**REQUEST**:
Quote the entries below from the line with "Rebuild this chart" through the line with "plt.rcParams['ytick.color'] = 'black'", both ends included, and only those lines.

**Code that draws figures**:
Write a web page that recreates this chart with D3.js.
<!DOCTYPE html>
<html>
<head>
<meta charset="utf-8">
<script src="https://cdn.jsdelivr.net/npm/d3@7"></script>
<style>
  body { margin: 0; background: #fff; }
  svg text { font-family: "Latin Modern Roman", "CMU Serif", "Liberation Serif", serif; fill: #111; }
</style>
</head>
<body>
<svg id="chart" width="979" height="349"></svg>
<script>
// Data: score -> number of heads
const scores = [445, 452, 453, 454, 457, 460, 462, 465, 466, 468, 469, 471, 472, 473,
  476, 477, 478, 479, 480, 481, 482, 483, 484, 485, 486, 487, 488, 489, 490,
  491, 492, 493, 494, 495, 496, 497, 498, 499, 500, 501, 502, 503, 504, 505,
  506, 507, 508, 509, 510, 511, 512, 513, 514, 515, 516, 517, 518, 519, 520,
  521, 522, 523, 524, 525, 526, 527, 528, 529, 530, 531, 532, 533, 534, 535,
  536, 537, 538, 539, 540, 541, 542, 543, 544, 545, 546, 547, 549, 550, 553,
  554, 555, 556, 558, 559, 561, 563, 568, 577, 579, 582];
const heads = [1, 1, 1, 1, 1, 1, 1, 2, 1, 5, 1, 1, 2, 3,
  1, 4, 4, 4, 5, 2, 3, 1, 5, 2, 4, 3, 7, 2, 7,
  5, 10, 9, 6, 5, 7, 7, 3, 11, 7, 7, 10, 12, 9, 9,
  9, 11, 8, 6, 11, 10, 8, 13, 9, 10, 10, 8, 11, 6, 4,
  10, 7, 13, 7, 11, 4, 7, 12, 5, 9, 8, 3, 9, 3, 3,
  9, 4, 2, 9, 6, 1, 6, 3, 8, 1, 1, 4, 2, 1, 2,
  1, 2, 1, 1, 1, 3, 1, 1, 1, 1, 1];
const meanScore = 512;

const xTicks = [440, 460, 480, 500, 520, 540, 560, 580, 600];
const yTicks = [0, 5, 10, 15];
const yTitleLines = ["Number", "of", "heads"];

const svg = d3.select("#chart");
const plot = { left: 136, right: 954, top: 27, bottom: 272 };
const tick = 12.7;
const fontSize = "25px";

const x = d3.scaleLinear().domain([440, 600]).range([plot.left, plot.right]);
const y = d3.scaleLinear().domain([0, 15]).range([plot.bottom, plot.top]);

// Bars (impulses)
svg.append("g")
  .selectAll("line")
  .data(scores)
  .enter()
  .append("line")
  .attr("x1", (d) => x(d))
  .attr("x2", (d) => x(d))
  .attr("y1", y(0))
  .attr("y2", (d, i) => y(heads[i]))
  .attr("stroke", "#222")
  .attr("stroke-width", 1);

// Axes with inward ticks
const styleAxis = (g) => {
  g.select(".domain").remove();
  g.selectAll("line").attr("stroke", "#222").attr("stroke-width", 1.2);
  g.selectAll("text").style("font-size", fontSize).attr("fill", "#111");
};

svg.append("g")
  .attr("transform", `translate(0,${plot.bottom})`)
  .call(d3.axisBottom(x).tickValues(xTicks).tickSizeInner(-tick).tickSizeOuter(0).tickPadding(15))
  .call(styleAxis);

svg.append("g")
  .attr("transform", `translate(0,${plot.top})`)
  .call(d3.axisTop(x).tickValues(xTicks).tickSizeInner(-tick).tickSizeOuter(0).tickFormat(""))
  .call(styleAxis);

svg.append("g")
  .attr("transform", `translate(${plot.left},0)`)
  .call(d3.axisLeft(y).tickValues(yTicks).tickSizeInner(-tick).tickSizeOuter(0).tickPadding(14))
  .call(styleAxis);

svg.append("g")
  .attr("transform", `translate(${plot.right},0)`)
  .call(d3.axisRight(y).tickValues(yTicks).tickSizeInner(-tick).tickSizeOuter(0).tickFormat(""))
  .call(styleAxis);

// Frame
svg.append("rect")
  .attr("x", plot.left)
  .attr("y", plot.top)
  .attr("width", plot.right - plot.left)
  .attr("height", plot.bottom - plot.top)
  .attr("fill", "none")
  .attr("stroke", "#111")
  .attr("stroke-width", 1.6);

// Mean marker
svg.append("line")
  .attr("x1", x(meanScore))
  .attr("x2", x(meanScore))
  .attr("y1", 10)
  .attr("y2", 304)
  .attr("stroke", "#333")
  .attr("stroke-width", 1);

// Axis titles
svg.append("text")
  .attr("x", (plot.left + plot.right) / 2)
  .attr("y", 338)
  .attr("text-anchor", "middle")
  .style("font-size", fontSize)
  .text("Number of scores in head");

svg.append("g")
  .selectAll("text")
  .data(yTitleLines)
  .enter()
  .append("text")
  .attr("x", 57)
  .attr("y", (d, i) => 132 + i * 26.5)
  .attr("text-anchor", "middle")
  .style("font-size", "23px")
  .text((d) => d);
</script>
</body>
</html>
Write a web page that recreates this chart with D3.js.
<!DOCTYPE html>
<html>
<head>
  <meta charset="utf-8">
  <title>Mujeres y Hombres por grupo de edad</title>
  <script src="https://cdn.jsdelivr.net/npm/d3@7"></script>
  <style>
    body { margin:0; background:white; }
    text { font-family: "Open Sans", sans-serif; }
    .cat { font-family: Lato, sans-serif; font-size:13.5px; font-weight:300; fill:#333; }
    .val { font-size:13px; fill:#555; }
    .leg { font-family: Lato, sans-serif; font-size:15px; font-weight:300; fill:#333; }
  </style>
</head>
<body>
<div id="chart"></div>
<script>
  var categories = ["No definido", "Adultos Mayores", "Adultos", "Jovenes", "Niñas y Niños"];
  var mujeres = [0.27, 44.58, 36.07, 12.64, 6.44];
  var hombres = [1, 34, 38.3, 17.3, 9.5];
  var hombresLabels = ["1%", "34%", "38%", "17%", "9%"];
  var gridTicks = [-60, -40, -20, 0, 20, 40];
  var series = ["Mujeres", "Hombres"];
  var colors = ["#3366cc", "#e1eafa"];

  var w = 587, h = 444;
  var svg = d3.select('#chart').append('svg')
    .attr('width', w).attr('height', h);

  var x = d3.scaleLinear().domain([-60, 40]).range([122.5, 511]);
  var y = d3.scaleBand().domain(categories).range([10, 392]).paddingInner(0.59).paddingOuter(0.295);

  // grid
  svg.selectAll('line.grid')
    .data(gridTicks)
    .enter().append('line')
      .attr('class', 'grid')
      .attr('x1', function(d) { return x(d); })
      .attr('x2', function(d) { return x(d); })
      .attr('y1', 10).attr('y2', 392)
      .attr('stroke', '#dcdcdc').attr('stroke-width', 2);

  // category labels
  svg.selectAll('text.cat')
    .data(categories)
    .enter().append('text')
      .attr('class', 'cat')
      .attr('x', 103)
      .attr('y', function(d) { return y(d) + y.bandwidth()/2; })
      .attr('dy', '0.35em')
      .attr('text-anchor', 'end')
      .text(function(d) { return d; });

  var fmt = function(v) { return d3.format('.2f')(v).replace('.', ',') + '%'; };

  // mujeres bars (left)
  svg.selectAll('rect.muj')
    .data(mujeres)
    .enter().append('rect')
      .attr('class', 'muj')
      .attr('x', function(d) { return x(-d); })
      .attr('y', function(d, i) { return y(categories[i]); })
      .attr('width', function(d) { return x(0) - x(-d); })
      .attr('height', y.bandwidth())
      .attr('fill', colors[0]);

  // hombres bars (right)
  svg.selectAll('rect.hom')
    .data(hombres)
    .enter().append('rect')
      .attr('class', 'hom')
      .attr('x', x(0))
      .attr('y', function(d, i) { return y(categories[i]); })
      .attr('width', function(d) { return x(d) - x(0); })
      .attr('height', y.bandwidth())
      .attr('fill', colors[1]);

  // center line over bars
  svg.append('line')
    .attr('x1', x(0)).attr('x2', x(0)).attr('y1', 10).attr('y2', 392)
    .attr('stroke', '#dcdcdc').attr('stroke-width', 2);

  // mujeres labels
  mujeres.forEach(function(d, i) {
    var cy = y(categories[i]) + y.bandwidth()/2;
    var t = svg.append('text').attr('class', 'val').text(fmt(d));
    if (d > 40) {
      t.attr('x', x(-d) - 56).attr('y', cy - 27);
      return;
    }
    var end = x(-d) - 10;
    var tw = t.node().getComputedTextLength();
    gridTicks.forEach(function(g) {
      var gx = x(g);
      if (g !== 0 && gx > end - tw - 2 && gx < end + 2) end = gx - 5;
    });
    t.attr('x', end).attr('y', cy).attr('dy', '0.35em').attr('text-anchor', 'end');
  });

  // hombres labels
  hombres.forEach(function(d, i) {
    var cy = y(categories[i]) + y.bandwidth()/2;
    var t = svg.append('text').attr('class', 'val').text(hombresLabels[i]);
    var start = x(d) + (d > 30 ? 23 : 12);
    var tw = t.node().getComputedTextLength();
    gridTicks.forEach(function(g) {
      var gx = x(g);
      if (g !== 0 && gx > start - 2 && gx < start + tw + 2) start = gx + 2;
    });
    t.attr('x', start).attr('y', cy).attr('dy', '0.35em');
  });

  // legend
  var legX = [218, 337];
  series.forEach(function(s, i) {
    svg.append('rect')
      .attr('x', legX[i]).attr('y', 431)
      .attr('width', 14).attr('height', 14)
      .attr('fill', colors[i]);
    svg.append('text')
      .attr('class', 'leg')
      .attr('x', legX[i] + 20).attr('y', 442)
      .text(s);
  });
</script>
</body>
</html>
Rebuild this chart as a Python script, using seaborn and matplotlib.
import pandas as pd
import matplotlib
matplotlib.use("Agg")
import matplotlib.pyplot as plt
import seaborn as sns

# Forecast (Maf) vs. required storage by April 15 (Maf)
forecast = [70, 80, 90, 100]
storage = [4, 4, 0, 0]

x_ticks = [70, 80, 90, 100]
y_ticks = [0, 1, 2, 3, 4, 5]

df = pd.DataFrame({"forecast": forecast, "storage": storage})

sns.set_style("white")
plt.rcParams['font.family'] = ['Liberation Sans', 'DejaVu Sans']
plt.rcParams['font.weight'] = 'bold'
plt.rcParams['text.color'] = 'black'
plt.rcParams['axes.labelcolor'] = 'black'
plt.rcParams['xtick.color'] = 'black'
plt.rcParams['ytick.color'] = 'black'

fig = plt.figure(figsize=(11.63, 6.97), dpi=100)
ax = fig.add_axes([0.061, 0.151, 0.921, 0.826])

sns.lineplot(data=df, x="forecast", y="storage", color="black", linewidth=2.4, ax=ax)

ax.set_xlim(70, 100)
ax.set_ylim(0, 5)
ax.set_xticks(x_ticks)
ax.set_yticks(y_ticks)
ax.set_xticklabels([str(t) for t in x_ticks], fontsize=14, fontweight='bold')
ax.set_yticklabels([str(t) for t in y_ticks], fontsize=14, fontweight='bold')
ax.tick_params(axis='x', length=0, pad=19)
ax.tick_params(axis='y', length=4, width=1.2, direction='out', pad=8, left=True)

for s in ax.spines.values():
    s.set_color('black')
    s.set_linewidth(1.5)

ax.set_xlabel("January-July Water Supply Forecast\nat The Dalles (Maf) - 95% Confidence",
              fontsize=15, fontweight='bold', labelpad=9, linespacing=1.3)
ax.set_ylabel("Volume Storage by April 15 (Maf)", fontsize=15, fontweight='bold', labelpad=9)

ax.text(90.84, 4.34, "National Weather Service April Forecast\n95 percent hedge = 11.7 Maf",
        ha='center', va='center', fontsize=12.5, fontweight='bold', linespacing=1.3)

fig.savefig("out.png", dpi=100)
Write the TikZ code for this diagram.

**IN RESPONSE**:
Rebuild this chart as a Python script, using seaborn and matplotlib.
import pandas as pd
import matplotlib
matplotlib.use("Agg")
import matplotlib.pyplot as plt
import seaborn as sns

# Forecast (Maf) vs. required storage by April 15 (Maf)
forecast = [70, 80, 90, 100]
storage = [4, 4, 0, 0]

x_ticks = [70, 80, 90, 100]
y_ticks = [0, 1, 2, 3, 4, 5]

df = pd.DataFrame({"forecast": forecast, "storage": storage})

sns.set_style("white")
plt.rcParams['font.family'] = ['Liberation Sans', 'DejaVu Sans']
plt.rcParams['font.weight'] = 'bold'
plt.rcParams['text.color'] = 'black'
plt.rcParams['axes.labelcolor'] = 'black'
plt.rcParams['xtick.color'] = 'black'
plt.rcParams['ytick.color'] = 'black'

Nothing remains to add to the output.